Autre élément frappant à la manifestation de samedi : la présence de beaucoup d’hommes, du moins en comparaison aux manifestations féministes auxquelles je m’étais rendue. Ce constat m’a laissée un peu mitigée, j’avais du mal à me positionner entre la satisfaction de les entendre crier « Femmes, vie, liberté » et l’idée qu’ils prennent de l’espace et s’emparent des mégaphones. Mais après tout, plus qu’un combat féministe, il s’agit surtout d’un peuple qui se bat pour ses libertés et ses droits.
Pour qu’elles soient tout de même au premier plan, les organisateur·ices ont demandé aux hommes de laisser leur place et de laisser les femmes en tête du cortège.
Triste à dire, mais une des premières idées qui m’est venue à l’esprit quand j’ai vu les images des femmes iraniennes brûler leurs foulards, c’est comment ce message risquait d’être perçu par nos sociétés occidentales islamophobes et instrumentalisé par la droite.

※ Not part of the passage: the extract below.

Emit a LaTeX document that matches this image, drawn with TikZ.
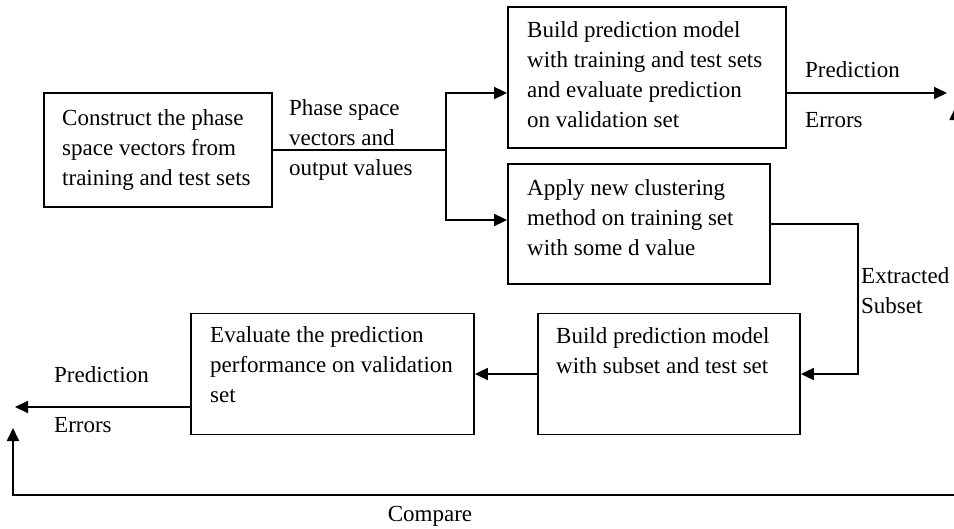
\documentclass[tikz,border=0pt]{standalone}
\usepackage{fontspec}
\setmainfont{Liberation Serif}
\usetikzlibrary{arrows.meta}
\begin{document}
\begin{tikzpicture}[x=1pt,y=-1pt,
  box/.style={draw, line width=1.8pt, inner sep=0pt},
  txt/.style={anchor=base west, align=left, inner sep=0pt, font=\fontsize{23}{30}\selectfont},
  conn/.style={line width=1.8pt, -{Triangle[length=13pt,width=12pt]}},
  conn2/.style={line width=1.8pt, {Triangle[length=13pt,width=12pt]}-{Triangle[length=13pt,width=12pt]}}]
\useasboundingbox (0,0) rectangle (954,528);
\fill[white] (0,0) rectangle (954,528);
% boxes
\node[box, minimum width=228pt, minimum height=114pt] (A) at (158,150) {};
\node[box, minimum width=278pt, minimum height=141pt] (B) at (647,77.5) {};
\node[box, minimum width=262pt, minimum height=120pt] (C) at (639,224) {};
\node[box, minimum width=262pt, minimum height=121pt] (D) at (669,374) {};
\node[box, minimum width=283pt, minimum height=121pt] (E) at (332.5,374) {};
% box texts (anchored on the baseline of the last line)
\node[txt] (At) at (62,185) {Construct the phase\\space vectors from\\training and test sets};
\node[txt] (Bt) at (527,127) {Build prediction model\\with training and test sets\\and evaluate prediction\\on validation set};
\node[txt] (Ct) at (527,255) {Apply new clustering\\method on training set\\with some d value};
\node[txt] (Dt) at (556,373) {Build prediction model\\with subset and test set};
\node[txt] (Et) at (210,402) {Evaluate the prediction\\performance on validation\\set};
% coordinates
\coordinate (split) at (446,150);
\coordinate (outR) at (947,93);
\coordinate (outL) at (15,407);
\coordinate (cmpL) at (13,428);
\coordinate (cmpBL) at (13,495);
\coordinate (cmpBR) at (955.5,495);
\coordinate (cmpR) at (955.5,107);
% connectors
\draw[conn] (A.east) -- (split) |- (B.west |- 0,93);
\draw[conn] (split) |- (C.west |- 0,220);
\draw[conn] (B.east |- 0,93) -- (outR);
\draw[conn] (C.east) -- ++(87,0) |- (D.east);
\draw[conn] (D.west) -- (E.east);
\draw[conn] (E.west |- 0,407) -- (outL);
\begin{scope}
\clip (0,0) rectangle (954,528);
\draw[conn2] (cmpL) -- (cmpBL) -- (cmpBR) -- (cmpR);
\end{scope}
% labels
\node[txt] (lblPS) at (289,175) {Phase space\\vectors and\\output values};
\node[txt] (lblP1) at (805,77) {Prediction};
\node[txt] (lblE1) at (805,127) {Errors};
\node[txt] (lblP2) at (54,382) {Prediction};
\node[txt] (lblE2) at (54,432) {Errors};
\node[txt] (lblX) at (861,313) {Extracted\\Subset};
\node[txt, anchor=base] (lblC) at (430,521) {Compare};
\end{tikzpicture}
\end{document}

Je les entendais déjà venir : « Là-bas, elles se battent pour ne pas le porter, et ici, elles veulent le garder. Elles sont endoctrinées. CQFD. »
Ava partage cette crainte : « On a un gros problème. Les gens en Occident ne comprennent pas assez le contexte politique en Iran. Ils voient des femmes se couper les cheveux et brûler leurs foulards et interprètent cet acte sans vraiment le comprendre », dit-elle. Pour Ava, il s’agit simplement d’un geste symbolique : « On ne veut plus de nos cheveux parce que nos sœurs ne peuvent pas les montrer. » Elle explique que cet acte est également mal compris par certaines personnes au sein de la communauté musulmane, qui le voient comme une attaque à la religion.
Après avoir co-organisé cette manif, Ava désire passer à l’étape suivante avec des séminaires sur l’histoire et le contexte politique de l’Iran afin de mieux comprendre les enjeux de cette révolte.
La réalité, c’est que cette révolte n’est ni féministe, ni religieuse ; elle est avant tout politique avec des enjeux féministes et religieux. « C’est pas le voile notre problème. On ne veut juste plus de théocratie. On n’en a jamais voulu. », dit Ava.
À la manif, les quelques pancartes des manifestantes qui mentionnent le hijab parlaient de choix : le choix de le porter ou non. Le point commun entre les femmes qui se battent pour pouvoir le porter, et celles qui se battent pour le retirer, c’est qu’elles veulent simplement avoir le droit de contrôler leur corps.
Cette question est loin d’être propre aux pays musulmans. Rappelons-nous que les droits des femmes reculent tout autant dans nos sociétés occidentales qui se pensent si évoluées, celles où nos politiques sont accusés d’agression sexuelle, notre droit à l’avortement est révoqué et nos plaintes restent sans suite.